WTI Crude Oil
The WTI Crude Oil market tried to rally during the day on Friday, but then turned around to form a bit of a shooting star. Ultimately, the WTI Crude Oil market probably breaks out to the upside but we are still concerned about US/Canadian conversations, and of course the trade war with China. It seems as if it’s likely that the overall attitude of the marketplace will continue to be bullish, but that’s the longer-term sentiment, not something that can withstand this type of bearish attitude and of course negative headlines. Overall, I believe in buying dips, but it may take some time to offer itself.

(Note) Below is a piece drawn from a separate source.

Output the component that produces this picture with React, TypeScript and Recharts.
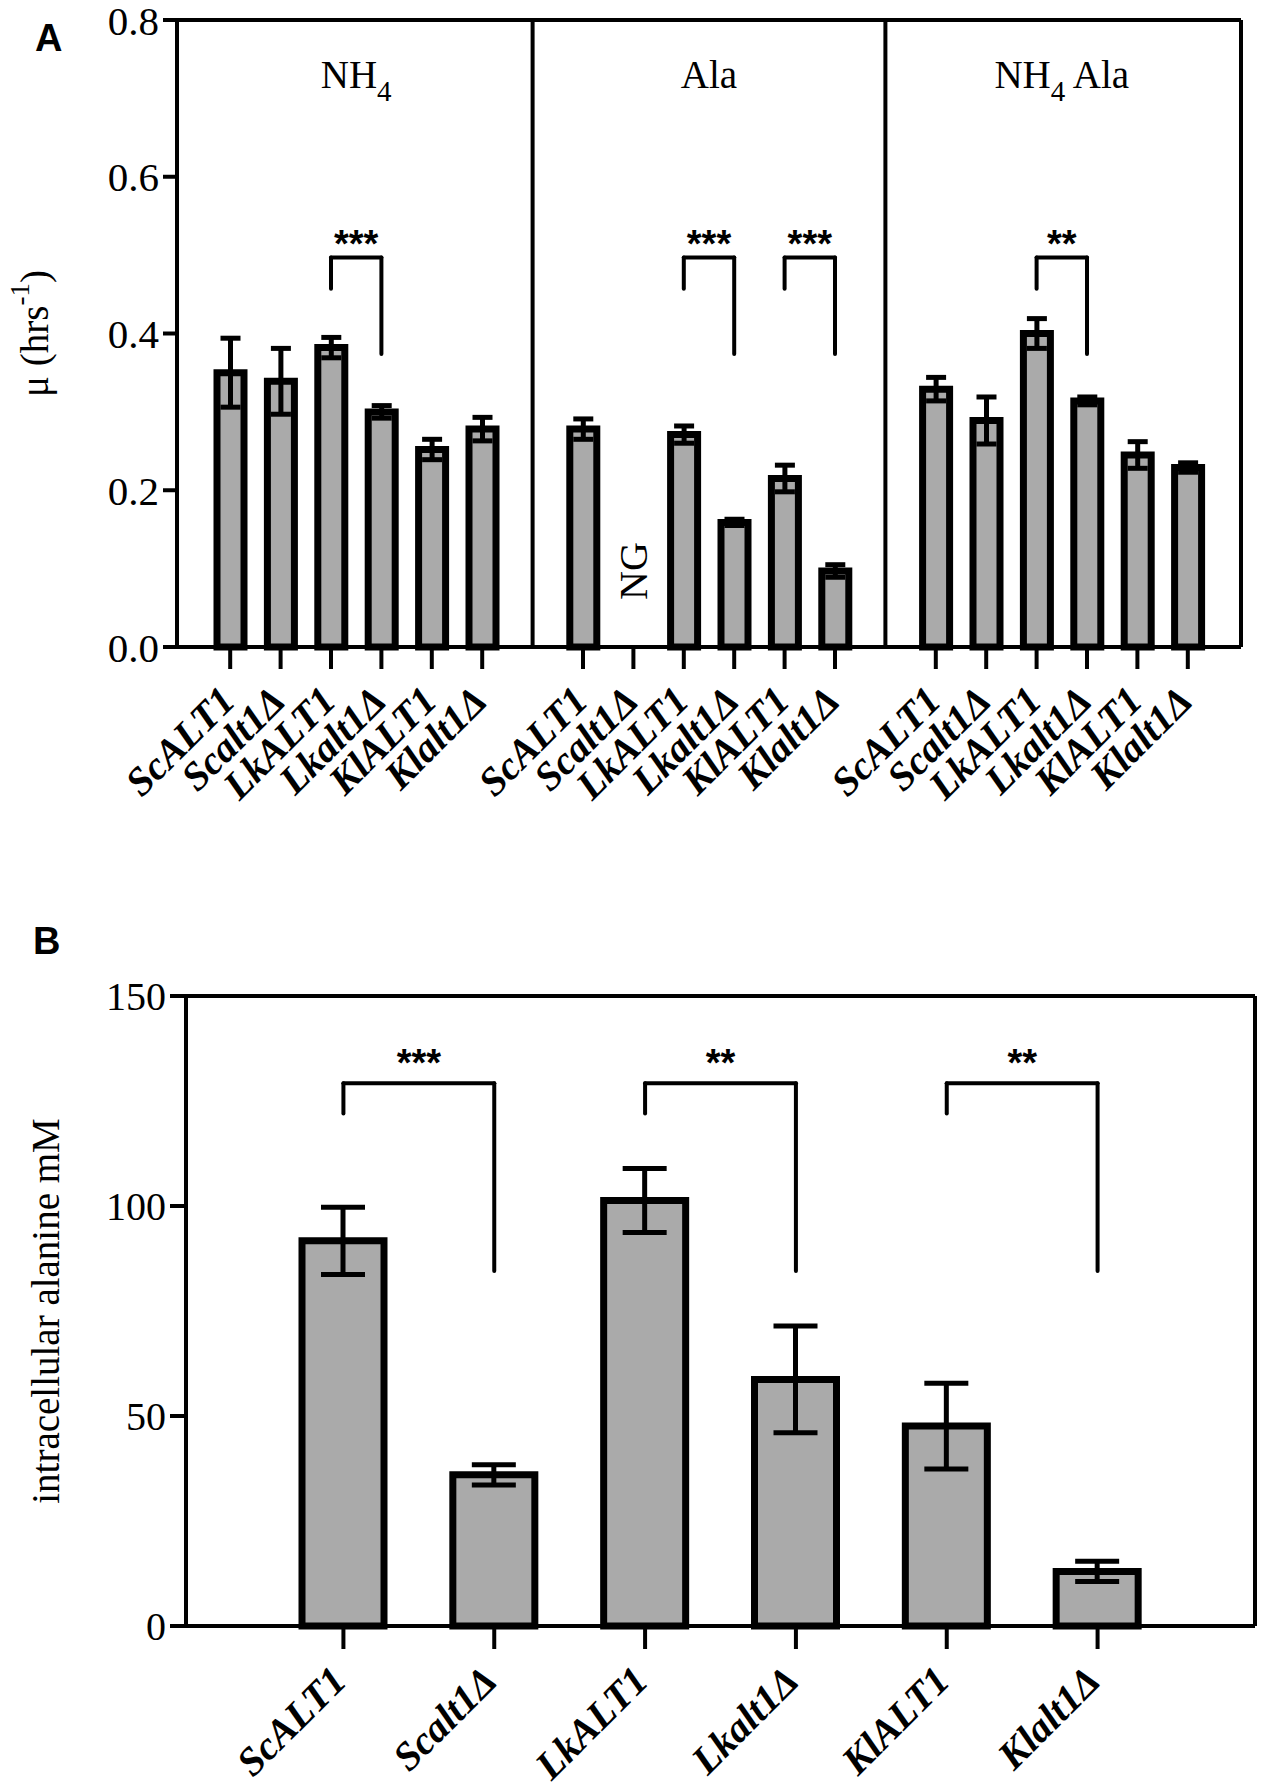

The alternate scenario is of course just simply breaking above the resistance at the $71 level, which would be a very strong play. The US dollar strengthening certainly is not helping the situation either.
Natural Gas
Natural gas markets broke higher during the trading session, reaching into the previous consolidation area. I believe that it will not have the strength to break through it though, and I also believe that eventually selling will be possible. I would do so cautiously though, and probably over several different trades, finally combining to make a full size position. Natural gas markets have been range bound for ages, and at this point I don’t think that’s going to change. The $3.00 level has been reliable resistance are far too long. I think that we will see selling soon, so keep an eye on exhaustion. Remember that the Americans away for Labor Day on Monday, and therefore the trading will be thin to say the least.